REQUIRED WORK –
Repeat exactly, and only, the lines from the one that contains "What TikZ code" to the one that contains "(surf) -- (pack);", both ends included. Omit every picture.

--- RECORDS SHOWN ---

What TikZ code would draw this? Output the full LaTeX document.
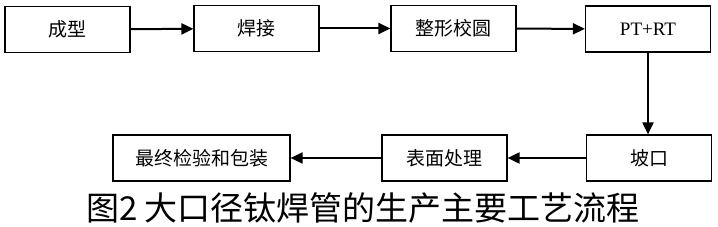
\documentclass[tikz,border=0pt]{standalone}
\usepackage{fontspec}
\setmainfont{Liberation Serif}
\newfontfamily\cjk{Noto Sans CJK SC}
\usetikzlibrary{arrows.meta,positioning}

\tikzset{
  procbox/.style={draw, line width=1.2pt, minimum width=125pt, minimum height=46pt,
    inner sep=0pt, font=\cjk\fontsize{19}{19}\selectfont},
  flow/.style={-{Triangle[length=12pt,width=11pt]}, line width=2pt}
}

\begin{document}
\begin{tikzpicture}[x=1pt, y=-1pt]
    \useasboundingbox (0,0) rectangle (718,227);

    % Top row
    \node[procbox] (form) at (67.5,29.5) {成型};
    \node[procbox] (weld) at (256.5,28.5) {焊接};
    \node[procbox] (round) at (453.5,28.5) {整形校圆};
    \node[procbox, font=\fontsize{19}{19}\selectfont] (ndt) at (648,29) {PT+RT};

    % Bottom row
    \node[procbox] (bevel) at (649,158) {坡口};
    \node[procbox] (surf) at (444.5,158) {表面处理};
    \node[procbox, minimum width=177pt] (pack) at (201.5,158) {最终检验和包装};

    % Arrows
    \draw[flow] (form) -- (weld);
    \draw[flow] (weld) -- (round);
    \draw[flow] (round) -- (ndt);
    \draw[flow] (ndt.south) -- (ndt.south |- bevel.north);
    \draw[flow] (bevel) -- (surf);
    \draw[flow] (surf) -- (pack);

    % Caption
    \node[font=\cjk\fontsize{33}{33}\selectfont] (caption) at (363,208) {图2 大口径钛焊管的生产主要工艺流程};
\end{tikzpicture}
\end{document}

---
--- RECORDS SHOWN ---

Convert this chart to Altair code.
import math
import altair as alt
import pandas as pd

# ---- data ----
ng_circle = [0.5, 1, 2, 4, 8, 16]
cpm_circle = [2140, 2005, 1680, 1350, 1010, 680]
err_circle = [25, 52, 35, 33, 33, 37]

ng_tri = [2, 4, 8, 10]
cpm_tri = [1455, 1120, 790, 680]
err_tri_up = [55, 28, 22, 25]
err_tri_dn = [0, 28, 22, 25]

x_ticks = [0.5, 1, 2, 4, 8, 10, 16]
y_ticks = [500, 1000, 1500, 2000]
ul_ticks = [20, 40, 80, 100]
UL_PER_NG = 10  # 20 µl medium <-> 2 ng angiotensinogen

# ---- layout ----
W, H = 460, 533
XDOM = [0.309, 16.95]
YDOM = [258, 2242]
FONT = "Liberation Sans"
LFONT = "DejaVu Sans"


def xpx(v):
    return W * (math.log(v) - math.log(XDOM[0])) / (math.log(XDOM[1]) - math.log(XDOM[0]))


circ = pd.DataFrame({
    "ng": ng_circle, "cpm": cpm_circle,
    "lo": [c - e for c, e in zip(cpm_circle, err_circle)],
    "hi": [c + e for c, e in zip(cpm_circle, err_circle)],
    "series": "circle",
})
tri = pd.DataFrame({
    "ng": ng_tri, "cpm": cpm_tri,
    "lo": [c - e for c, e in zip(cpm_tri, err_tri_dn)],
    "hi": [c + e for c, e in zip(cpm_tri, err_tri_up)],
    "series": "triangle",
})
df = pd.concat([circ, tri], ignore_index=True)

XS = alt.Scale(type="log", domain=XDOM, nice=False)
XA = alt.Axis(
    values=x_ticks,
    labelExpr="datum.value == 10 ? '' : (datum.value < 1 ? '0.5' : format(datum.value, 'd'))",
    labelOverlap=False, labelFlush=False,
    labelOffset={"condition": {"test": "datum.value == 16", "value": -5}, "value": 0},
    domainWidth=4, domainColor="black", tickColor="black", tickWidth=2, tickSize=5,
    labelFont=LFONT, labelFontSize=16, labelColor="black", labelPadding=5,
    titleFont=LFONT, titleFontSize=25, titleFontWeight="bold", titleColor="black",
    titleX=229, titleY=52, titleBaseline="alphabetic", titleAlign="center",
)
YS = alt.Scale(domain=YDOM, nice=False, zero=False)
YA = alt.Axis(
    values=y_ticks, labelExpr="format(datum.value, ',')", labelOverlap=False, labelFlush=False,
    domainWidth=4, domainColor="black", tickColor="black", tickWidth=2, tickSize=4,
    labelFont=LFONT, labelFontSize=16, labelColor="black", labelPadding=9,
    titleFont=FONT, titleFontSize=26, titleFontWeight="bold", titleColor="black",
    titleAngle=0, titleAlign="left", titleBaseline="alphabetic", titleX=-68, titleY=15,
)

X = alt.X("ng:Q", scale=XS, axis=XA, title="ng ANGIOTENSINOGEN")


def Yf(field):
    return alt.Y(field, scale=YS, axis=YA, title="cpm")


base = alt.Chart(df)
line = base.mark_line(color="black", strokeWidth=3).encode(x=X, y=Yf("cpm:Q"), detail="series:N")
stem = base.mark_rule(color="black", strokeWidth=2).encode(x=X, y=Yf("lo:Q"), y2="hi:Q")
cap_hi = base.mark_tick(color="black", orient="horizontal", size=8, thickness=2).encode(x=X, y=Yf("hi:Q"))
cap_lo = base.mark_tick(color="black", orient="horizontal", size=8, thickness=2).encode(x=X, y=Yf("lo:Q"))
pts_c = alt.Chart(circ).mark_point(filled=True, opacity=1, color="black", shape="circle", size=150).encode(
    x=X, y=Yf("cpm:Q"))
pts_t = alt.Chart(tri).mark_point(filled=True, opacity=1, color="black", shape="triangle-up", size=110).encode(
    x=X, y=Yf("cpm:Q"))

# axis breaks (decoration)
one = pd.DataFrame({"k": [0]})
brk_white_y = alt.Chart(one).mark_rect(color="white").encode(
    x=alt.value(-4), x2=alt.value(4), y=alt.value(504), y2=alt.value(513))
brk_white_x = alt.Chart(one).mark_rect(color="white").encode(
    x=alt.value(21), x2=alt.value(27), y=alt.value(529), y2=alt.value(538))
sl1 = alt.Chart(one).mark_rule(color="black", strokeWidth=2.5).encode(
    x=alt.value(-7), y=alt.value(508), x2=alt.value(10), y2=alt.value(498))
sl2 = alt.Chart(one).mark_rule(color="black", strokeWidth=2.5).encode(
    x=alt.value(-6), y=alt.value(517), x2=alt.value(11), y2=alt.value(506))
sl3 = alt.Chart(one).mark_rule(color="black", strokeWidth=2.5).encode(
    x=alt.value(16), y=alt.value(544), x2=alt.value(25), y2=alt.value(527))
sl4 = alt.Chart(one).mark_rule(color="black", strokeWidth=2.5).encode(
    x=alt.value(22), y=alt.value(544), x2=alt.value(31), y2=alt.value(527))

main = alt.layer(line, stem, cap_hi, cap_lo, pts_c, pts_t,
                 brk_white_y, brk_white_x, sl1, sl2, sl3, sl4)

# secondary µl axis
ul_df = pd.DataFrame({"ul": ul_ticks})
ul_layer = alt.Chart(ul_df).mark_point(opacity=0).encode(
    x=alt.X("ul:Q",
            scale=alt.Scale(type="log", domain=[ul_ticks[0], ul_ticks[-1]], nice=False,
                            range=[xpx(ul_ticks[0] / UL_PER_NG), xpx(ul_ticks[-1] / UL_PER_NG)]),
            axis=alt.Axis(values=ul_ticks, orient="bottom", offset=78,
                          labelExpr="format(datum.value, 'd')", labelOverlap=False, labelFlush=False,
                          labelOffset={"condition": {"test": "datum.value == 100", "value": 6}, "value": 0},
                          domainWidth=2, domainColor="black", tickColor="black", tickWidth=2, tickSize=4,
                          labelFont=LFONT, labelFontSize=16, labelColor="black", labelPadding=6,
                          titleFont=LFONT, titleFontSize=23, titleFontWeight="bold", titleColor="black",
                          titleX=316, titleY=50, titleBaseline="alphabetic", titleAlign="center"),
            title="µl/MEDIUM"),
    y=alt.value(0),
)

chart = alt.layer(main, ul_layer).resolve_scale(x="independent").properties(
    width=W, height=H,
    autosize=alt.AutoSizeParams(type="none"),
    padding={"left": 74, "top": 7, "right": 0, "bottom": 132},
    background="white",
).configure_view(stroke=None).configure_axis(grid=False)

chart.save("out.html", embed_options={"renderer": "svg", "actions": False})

---
--- RECORDS SHOWN ---

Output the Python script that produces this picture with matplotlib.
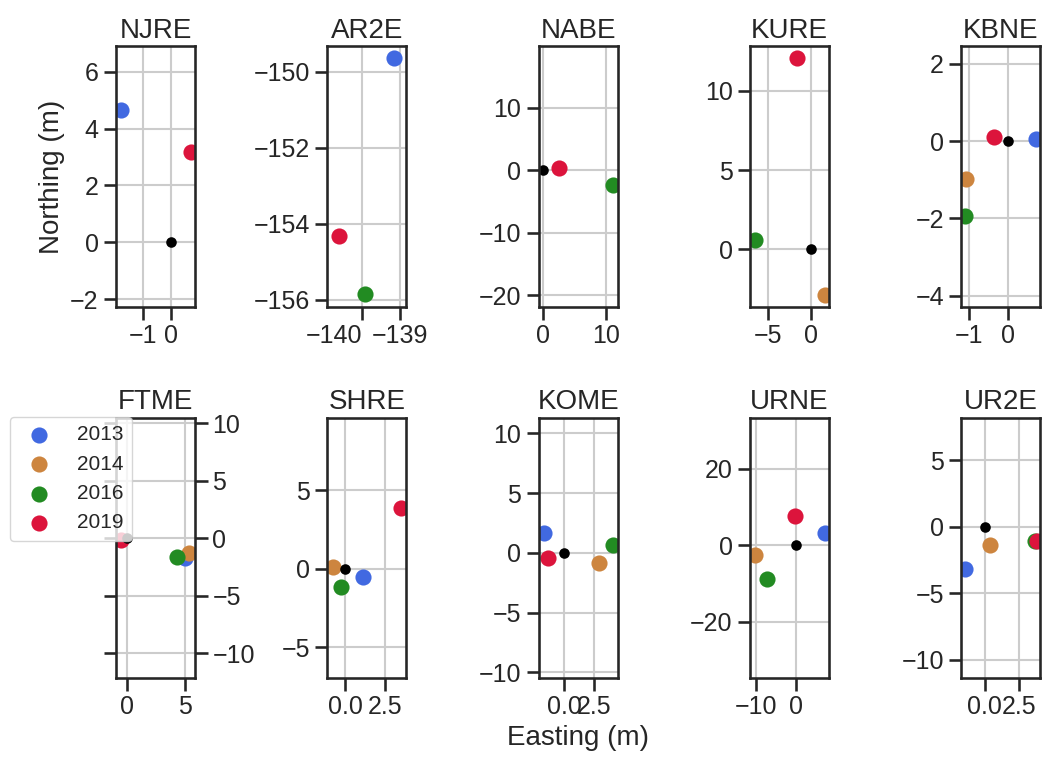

---

EXERCISE RESPONSE –
What TikZ code would draw this? Output the full LaTeX document.
\documentclass[tikz,border=0pt]{standalone}
\usepackage{fontspec}
\setmainfont{Liberation Serif}
\newfontfamily\cjk{Noto Sans CJK SC}
\usetikzlibrary{arrows.meta,positioning}

\tikzset{
  procbox/.style={draw, line width=1.2pt, minimum width=125pt, minimum height=46pt,
    inner sep=0pt, font=\cjk\fontsize{19}{19}\selectfont},
  flow/.style={-{Triangle[length=12pt,width=11pt]}, line width=2pt}
}

\begin{document}
\begin{tikzpicture}[x=1pt, y=-1pt]
    \useasboundingbox (0,0) rectangle (718,227);

    % Top row
    \node[procbox] (form) at (67.5,29.5) {成型};
    \node[procbox] (weld) at (256.5,28.5) {焊接};
    \node[procbox] (round) at (453.5,28.5) {整形校圆};
    \node[procbox, font=\fontsize{19}{19}\selectfont] (ndt) at (648,29) {PT+RT};

    % Bottom row
    \node[procbox] (bevel) at (649,158) {坡口};
    \node[procbox] (surf) at (444.5,158) {表面处理};
    \node[procbox, minimum width=177pt] (pack) at (201.5,158) {最终检验和包装};

    % Arrows
    \draw[flow] (form) -- (weld);
    \draw[flow] (weld) -- (round);
    \draw[flow] (round) -- (ndt);
    \draw[flow] (ndt.south) -- (ndt.south |- bevel.north);
    \draw[flow] (bevel) -- (surf);
    \draw[flow] (surf) -- (pack);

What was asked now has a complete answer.